**JOB:**
Identify all lines in the data containing the string "with". Copy them out.

**PROVIDED DATA:**
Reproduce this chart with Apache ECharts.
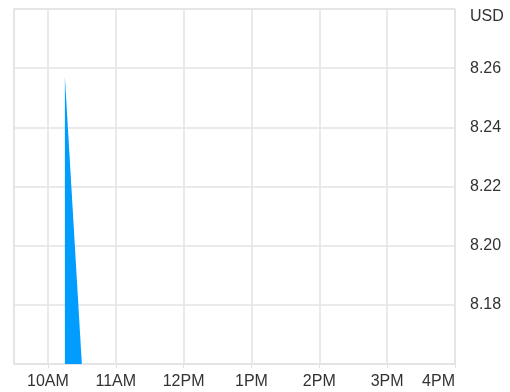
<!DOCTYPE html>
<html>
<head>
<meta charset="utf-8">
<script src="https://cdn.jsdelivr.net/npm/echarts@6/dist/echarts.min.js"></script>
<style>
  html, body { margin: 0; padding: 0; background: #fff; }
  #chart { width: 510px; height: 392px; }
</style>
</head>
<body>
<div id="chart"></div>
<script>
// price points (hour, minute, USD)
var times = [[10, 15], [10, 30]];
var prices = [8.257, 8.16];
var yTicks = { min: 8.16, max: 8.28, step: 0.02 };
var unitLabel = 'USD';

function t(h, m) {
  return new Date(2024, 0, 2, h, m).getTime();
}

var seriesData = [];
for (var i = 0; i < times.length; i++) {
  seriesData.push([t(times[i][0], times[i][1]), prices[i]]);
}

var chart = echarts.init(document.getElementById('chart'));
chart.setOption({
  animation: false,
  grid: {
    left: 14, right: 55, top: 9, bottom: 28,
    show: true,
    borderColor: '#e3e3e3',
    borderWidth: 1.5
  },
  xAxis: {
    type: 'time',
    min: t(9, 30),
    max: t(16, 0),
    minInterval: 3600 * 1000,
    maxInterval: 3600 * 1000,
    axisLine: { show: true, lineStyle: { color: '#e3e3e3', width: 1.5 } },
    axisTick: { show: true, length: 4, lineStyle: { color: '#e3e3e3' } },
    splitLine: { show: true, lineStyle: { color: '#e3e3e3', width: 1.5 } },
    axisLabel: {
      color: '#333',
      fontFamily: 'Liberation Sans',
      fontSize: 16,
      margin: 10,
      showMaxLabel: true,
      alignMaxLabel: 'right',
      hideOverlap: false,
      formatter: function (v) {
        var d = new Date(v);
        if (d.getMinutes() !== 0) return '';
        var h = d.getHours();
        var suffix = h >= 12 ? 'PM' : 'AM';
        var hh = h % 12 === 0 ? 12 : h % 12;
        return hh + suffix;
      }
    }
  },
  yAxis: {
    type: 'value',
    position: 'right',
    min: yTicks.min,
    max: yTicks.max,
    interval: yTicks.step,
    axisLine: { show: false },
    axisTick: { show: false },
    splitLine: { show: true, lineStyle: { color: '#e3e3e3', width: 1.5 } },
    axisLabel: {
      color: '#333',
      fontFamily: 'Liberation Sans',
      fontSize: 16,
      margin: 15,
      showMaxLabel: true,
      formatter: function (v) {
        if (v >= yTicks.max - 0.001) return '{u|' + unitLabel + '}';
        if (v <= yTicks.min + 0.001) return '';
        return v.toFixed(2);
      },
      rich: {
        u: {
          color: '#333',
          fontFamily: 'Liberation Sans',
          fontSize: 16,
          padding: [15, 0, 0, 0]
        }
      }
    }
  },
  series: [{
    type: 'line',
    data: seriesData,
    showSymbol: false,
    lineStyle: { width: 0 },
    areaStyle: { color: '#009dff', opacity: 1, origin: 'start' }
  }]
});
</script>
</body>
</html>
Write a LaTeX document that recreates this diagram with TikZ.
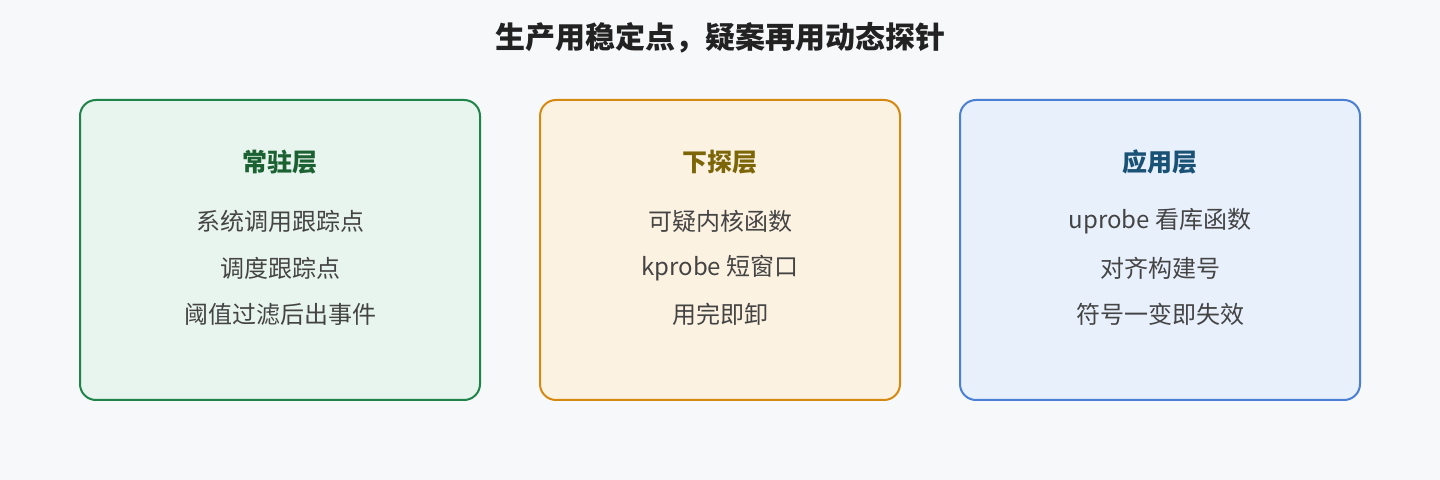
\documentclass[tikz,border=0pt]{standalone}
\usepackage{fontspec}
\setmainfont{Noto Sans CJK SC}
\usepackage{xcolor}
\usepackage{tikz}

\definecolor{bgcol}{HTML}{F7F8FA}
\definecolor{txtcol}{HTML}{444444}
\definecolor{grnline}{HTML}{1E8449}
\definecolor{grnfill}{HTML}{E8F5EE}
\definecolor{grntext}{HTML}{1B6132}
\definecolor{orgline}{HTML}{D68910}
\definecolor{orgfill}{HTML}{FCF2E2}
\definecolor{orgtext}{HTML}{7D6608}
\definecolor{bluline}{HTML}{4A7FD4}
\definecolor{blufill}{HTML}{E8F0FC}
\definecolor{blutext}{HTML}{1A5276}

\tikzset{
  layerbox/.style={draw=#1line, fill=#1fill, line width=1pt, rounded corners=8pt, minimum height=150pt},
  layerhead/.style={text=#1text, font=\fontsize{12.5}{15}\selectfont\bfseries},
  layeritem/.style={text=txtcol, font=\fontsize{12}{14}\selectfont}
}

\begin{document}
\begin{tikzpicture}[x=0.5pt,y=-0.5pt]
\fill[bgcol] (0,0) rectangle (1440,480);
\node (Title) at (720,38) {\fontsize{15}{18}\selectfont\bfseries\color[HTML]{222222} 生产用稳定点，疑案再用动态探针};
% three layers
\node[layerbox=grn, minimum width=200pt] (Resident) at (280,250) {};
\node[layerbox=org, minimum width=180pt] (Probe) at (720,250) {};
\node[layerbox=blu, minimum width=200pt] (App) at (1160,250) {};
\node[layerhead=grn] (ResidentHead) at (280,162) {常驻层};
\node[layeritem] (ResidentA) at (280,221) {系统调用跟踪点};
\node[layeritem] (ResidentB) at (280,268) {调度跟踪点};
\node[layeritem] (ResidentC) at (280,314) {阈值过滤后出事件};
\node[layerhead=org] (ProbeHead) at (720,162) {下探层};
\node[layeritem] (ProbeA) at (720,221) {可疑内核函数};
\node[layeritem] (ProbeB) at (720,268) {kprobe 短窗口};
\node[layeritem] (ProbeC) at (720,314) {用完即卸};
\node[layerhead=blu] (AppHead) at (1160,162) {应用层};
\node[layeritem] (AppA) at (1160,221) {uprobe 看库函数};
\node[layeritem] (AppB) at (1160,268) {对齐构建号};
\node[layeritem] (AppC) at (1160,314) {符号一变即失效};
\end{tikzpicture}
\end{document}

* * *

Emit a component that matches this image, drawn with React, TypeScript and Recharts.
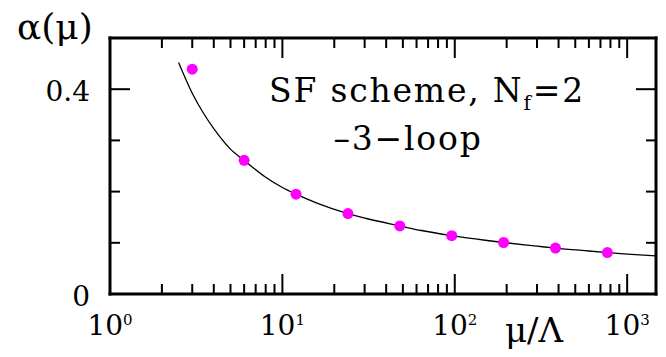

**TASK ANSWER:**
Reproduce this chart with Apache ECharts.
Write a LaTeX document that recreates this diagram with TikZ.
Emit a component that matches this image, drawn with React, TypeScript and Recharts.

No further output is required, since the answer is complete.